Other megachurches espouse fundamentalist worldviews, such as John Hagee’s church in San Antonio. Hagee, a noted dispensationalist, once remarked that Americans ought to spread the gospel with a Bible in one hand and an atomic bomb in the other. Because I’m sure we all know that that’s what Jesus would do…

Dr. Bailey, in his sermon, actually suggested that James and John—Sons of Thunder that they were—would have made good megachurch congregants. I agree. The sons of Zebedee were known for their confrontational style, one that Jesus had to reign in from time to time. These megachurches pervert the gospel, militarize it, and create a sad caricature of what Christ actually stood for.

God is dead. And the megachurches have killed him. The notion of humble service, that the first shall be last and the last shall be first, that Jesus would wash the feet of his disciples, has been completely discarded in favor of “what have you done for me lately?” It is up to moderate Christians, both evangelical and not, conservative or liberal leaning, to resuscitate God—the real God, not the belligerent effigy that megachurches have dressed up in a dark wig and a robe, under which there is hidden a bag of money and an M-16.

The God of the Bible is a God of love, not military might. He is a God of service, not a God of “gimme.” He requires of us to act justly, to love mercy, and to walk humbly with our God (Micah 6:8). He demands servanthood, not hubris. Megachurches supply their members with feel-good Christianity, the spiritual milk that Peter talks about in his first epistle. It is up to the rest of us to graduate to spiritual meat—to sink our teeth into the difficult path of service, even service to those with whom we disagree.

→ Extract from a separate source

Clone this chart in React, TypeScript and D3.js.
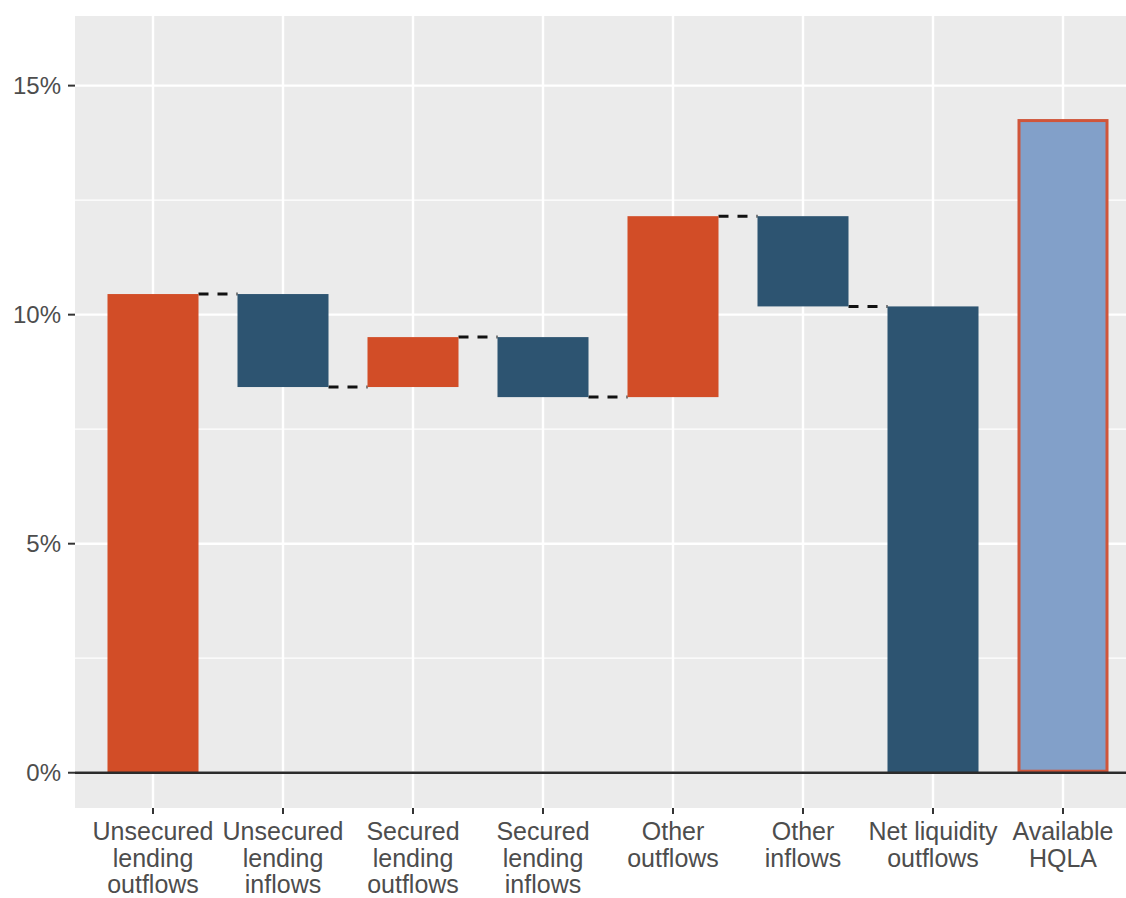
import React, { useRef, useEffect } from 'react';
import * as d3 from 'd3';

const categories = [
  "Unsecured lending outflows",
  "Unsecured lending inflows",
  "Secured lending outflows",
  "Secured lending inflows",
  "Other outflows",
  "Other inflows",
  "Net liquidity outflows",
  "Available HQLA",
];

// label lines under each category
const labelLines = [
  ["Unsecured", "lending", "outflows"],
  ["Unsecured", "lending", "inflows"],
  ["Secured", "lending", "outflows"],
  ["Secured", "lending", "inflows"],
  ["Other", "outflows"],
  ["Other", "inflows"],
  ["Net liquidity", "outflows"],
  ["Available", "HQLA"],
];

// waterfall values, % of assets
const barStart = [0, 10.45, 8.42, 9.51, 8.2, 12.15, 0, 0];
const barEnd = [10.45, 8.42, 9.51, 8.2, 12.15, 10.18, 10.18, 14.27];
const barKind = ["outflow", "inflow", "outflow", "inflow", "outflow", "inflow", "inflow", "hqla"];

const majorTicks = [0, 5, 10, 15];
const minorTicks = [2.5, 7.5, 12.5];

const W = 1126;
const H = 898;

export default function App() {
  const svgRef = useRef<SVGSVGElement>(null);

  useEffect(() => {
    if (!svgRef.current) return;
    d3.select(svgRef.current).selectAll("*").remove();

    const svg = d3.select(svgRef.current)
      .attr("width", W)
      .attr("height", H);

    const panel = { left: 75, top: 16, bottom: 808 };

    const x = d3.scaleBand<string>()
      .domain(categories)
      .range([75, 1141])
      .paddingInner(0.3)
      .paddingOuter(0.25);

    const y = d3.scaleLinear()
      .domain([-0.77, 16.52])
      .range([panel.bottom, panel.top]);

    const fillFor: { [k: string]: string } = {
      outflow: "#D24D27",
      inflow: "#2D5471",
      hqla: "#82A0C9",
    };

    // panel background
    svg.append("rect")
      .attr("x", panel.left)
      .attr("y", panel.top)
      .attr("width", 1141 - panel.left)
      .attr("height", panel.bottom - panel.top)
      .attr("fill", "#EBEBEB");

    // grid
    minorTicks.forEach(t => {
      svg.append("line")
        .attr("x1", panel.left).attr("x2", 1141)
        .attr("y1", y(t)).attr("y2", y(t))
        .attr("stroke", "#fff").attr("stroke-width", 1.2);
    });
    majorTicks.forEach(t => {
      svg.append("line")
        .attr("x1", panel.left).attr("x2", 1141)
        .attr("y1", y(t)).attr("y2", y(t))
        .attr("stroke", "#fff").attr("stroke-width", 2.4);
    });
    categories.forEach(c => {
      const cx = (x(c) || 0) + x.bandwidth() / 2;
      svg.append("line")
        .attr("x1", cx).attr("x2", cx)
        .attr("y1", panel.top).attr("y2", panel.bottom)
        .attr("stroke", "#fff").attr("stroke-width", 2.4);
    });

    // connectors
    for (let i = 0; i < 6; i++) {
      const x1 = (x(categories[i]) || 0) + x.bandwidth();
      const x2 = x(categories[i + 1]) || 0;
      svg.append("line")
        .attr("x1", x1).attr("x2", x2)
        .attr("y1", y(barEnd[i])).attr("y2", y(barEnd[i]))
        .attr("stroke", "#111")
        .attr("stroke-width", 3)
        .attr("stroke-dasharray", "10,9");
    }

    // bars
    categories.forEach((c, i) => {
      const lo = Math.min(barStart[i], barEnd[i]);
      const hi = Math.max(barStart[i], barEnd[i]);
      const isHqla = barKind[i] === "hqla";
      const inset = isHqla ? 1.5 : 0;
      svg.append("rect")
        .attr("x", (x(c) || 0) + inset)
        .attr("y", y(hi) + inset)
        .attr("width", x.bandwidth() - inset * 2)
        .attr("height", y(lo) - y(hi) - inset * 2)
        .attr("fill", fillFor[barKind[i]])
        .attr("stroke", isHqla ? "#D0553A" : "none")
        .attr("stroke-width", isHqla ? 3 : 0);
    });

    // zero line
    svg.append("line")
      .attr("x1", panel.left).attr("x2", 1141)
      .attr("y1", y(0)).attr("y2", y(0))
      .attr("stroke", "#2b2b2b").attr("stroke-width", 2.6);

    // y axis
    majorTicks.forEach(t => {
      svg.append("line")
        .attr("x1", panel.left - 7).attr("x2", panel.left)
        .attr("y1", y(t)).attr("y2", y(t))
        .attr("stroke", "#333").attr("stroke-width", 2);
      svg.append("text")
        .attr("x", panel.left - 14)
        .attr("y", y(t))
        .attr("dy", "0.36em")
        .attr("text-anchor", "end")
        .attr("font-size", "24px")
        .attr("font-family", "'Liberation Sans', Arial, sans-serif")
        .attr("fill", "#4D4D4D")
        .text(`${t}%`);
    });

    // x axis
    categories.forEach((c, i) => {
      const cx = (x(c) || 0) + x.bandwidth() / 2;
      svg.append("line")
        .attr("x1", cx).attr("x2", cx)
        .attr("y1", panel.bottom).attr("y2", panel.bottom + 6)
        .attr("stroke", "#333").attr("stroke-width", 2);
      const txt = svg.append("text")
        .attr("text-anchor", "middle")
        .attr("font-size", "25px")
        .attr("font-family", "'Liberation Sans', Arial, sans-serif")
        .attr("fill", "#4D4D4D");
      labelLines[i].forEach((ln, j) => {
        txt.append("tspan")
          .attr("x", cx)
          .attr("y", 840 + j * 26.5)
          .text(ln);
      });
    });
  }, []);

  return (
    <div style={{ position: 'fixed', left: 0, top: 0, width: W, height: H, background: '#fff', overflow: 'hidden' }}>
      <svg ref={svgRef} style={{ display: 'block' }} />
    </div>
  );
}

I applaud the courage of Dr. Bailey to take a stand against the distortions of Christianity that megachurches have perpetrated in the name of power, ambition, and members. Christ was not an emperor or a king, as the Zealots hoped he would be. He was a humble carpenter who washed the feet of his followers. He scolded Peter at his arrest for slicing off the ear of a Roman centurion. He lovingly and gently confronted the Pharisees and Sadducees, and only got angry with his Father’s house was turned into a den of thieves. That is the example we ought to follow, not the example of Joel Osteen or John Hagee or any other pastor that champions man’s achievements—monetary or military to pursue selfish or militaristic goals.